-- BEGIN --
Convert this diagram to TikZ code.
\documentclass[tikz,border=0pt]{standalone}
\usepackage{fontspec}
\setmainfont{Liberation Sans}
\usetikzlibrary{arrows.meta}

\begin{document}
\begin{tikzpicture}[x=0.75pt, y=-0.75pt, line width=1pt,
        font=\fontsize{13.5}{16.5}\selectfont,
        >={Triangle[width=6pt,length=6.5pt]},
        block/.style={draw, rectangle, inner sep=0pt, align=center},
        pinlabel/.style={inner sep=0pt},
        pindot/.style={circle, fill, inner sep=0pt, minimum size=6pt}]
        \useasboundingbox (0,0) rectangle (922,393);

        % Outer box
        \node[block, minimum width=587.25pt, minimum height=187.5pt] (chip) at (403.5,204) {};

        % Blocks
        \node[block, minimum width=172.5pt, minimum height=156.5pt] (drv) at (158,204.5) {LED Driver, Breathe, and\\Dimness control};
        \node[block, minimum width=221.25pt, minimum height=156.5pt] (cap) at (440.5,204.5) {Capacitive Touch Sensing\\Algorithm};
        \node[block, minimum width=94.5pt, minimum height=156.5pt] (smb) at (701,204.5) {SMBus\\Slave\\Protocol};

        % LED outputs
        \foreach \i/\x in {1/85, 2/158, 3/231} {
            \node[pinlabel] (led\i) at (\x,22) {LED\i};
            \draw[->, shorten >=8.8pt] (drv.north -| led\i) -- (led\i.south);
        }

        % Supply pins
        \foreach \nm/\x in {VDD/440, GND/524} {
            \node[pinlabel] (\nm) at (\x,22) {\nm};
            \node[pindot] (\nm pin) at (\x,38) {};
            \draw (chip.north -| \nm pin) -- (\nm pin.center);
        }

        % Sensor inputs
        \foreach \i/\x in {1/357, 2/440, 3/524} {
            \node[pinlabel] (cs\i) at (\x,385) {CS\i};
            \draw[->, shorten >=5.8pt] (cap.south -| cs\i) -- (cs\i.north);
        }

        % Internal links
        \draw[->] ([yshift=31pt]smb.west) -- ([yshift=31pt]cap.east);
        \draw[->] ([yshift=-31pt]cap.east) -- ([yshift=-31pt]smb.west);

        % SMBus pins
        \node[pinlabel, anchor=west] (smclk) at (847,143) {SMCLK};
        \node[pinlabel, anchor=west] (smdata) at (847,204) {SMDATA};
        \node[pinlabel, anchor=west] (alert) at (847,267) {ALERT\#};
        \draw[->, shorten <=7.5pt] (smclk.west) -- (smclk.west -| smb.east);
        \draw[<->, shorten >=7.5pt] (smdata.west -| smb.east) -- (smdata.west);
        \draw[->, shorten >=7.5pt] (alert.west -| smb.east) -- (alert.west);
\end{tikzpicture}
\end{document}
-- END --
• **Description of the task**
Your task is to transcribe the material exactly.

• **Result for this exercise**
Convert this diagram to TikZ code.
\documentclass[tikz,border=0pt]{standalone}
\usepackage{fontspec}
\setmainfont{Liberation Sans}
\usetikzlibrary{arrows.meta}

\begin{document}
\begin{tikzpicture}[x=0.75pt, y=-0.75pt, line width=1pt,
        font=\fontsize{13.5}{16.5}\selectfont,
        >={Triangle[width=6pt,length=6.5pt]},
        block/.style={draw, rectangle, inner sep=0pt, align=center},
        pinlabel/.style={inner sep=0pt},
        pindot/.style={circle, fill, inner sep=0pt, minimum size=6pt}]
        \useasboundingbox (0,0) rectangle (922,393);

        % Outer box
        \node[block, minimum width=587.25pt, minimum height=187.5pt] (chip) at (403.5,204) {};

        % Blocks
        \node[block, minimum width=172.5pt, minimum height=156.5pt] (drv) at (158,204.5) {LED Driver, Breathe, and\\Dimness control};
        \node[block, minimum width=221.25pt, minimum height=156.5pt] (cap) at (440.5,204.5) {Capacitive Touch Sensing\\Algorithm};
        \node[block, minimum width=94.5pt, minimum height=156.5pt] (smb) at (701,204.5) {SMBus\\Slave\\Protocol};

        % LED outputs
        \foreach \i/\x in {1/85, 2/158, 3/231} {
            \node[pinlabel] (led\i) at (\x,22) {LED\i};
            \draw[->, shorten >=8.8pt] (drv.north -| led\i) -- (led\i.south);
        }

        % Supply pins
        \foreach \nm/\x in {VDD/440, GND/524} {
            \node[pinlabel] (\nm) at (\x,22) {\nm};
            \node[pindot] (\nm pin) at (\x,38) {};
            \draw (chip.north -| \nm pin) -- (\nm pin.center);
        }

        % Sensor inputs
        \foreach \i/\x in {1/357, 2/440, 3/524} {
            \node[pinlabel] (cs\i) at (\x,385) {CS\i};
            \draw[->, shorten >=5.8pt] (cap.south -| cs\i) -- (cs\i.north);
        }

        % Internal links
        \draw[->] ([yshift=31pt]smb.west) -- ([yshift=31pt]cap.east);
        \draw[->] ([yshift=-31pt]cap.east) -- ([yshift=-31pt]smb.west);

        % SMBus pins
        \node[pinlabel, anchor=west] (smclk) at (847,143) {SMCLK};
        \node[pinlabel, anchor=west] (smdata) at (847,204) {SMDATA};
        \node[pinlabel, anchor=west] (alert) at (847,267) {ALERT\#};
        \draw[->, shorten <=7.5pt] (smclk.west) -- (smclk.west -| smb.east);
        \draw[<->, shorten >=7.5pt] (smdata.west -| smb.east) -- (smdata.west);
        \draw[->, shorten >=7.5pt] (alert.west -| smb.east) -- (alert.west);
\end{tikzpicture}
\end{document}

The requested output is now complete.